> [Work instructions] In the records below, pick out all lines containing the word "this".
-------- Given records --------
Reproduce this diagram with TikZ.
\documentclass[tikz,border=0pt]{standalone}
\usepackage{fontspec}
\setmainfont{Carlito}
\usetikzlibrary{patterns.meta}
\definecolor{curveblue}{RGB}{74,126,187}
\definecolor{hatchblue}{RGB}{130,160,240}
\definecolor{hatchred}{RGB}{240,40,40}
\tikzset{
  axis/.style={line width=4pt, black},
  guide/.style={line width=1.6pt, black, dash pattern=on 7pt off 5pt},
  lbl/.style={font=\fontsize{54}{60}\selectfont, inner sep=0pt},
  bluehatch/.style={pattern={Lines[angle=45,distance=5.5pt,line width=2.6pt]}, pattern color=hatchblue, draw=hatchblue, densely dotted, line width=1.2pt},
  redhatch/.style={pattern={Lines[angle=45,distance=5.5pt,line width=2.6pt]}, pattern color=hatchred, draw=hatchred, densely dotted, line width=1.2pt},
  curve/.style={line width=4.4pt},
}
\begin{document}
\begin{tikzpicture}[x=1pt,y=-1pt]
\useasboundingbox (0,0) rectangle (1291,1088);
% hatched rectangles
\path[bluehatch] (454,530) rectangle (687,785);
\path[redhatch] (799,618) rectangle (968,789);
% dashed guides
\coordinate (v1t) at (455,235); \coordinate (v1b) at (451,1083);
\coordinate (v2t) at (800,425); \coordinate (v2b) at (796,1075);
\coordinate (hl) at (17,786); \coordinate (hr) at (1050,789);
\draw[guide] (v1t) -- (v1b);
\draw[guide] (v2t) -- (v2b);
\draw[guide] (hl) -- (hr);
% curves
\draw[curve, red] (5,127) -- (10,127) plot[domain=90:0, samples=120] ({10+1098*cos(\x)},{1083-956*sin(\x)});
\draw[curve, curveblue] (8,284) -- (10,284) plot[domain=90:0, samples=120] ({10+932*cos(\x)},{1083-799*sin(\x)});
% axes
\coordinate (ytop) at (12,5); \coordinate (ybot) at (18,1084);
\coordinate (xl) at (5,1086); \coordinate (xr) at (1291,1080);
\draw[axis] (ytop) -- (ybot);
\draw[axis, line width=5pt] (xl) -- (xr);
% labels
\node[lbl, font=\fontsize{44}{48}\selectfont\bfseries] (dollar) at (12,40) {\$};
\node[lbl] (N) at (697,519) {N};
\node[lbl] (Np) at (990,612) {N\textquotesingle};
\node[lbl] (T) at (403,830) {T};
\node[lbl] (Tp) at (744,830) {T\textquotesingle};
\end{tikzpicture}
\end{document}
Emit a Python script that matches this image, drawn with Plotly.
--------
> [Response below]
Reproduce this diagram with TikZ.
Emit a Python script that matches this image, drawn with Plotly.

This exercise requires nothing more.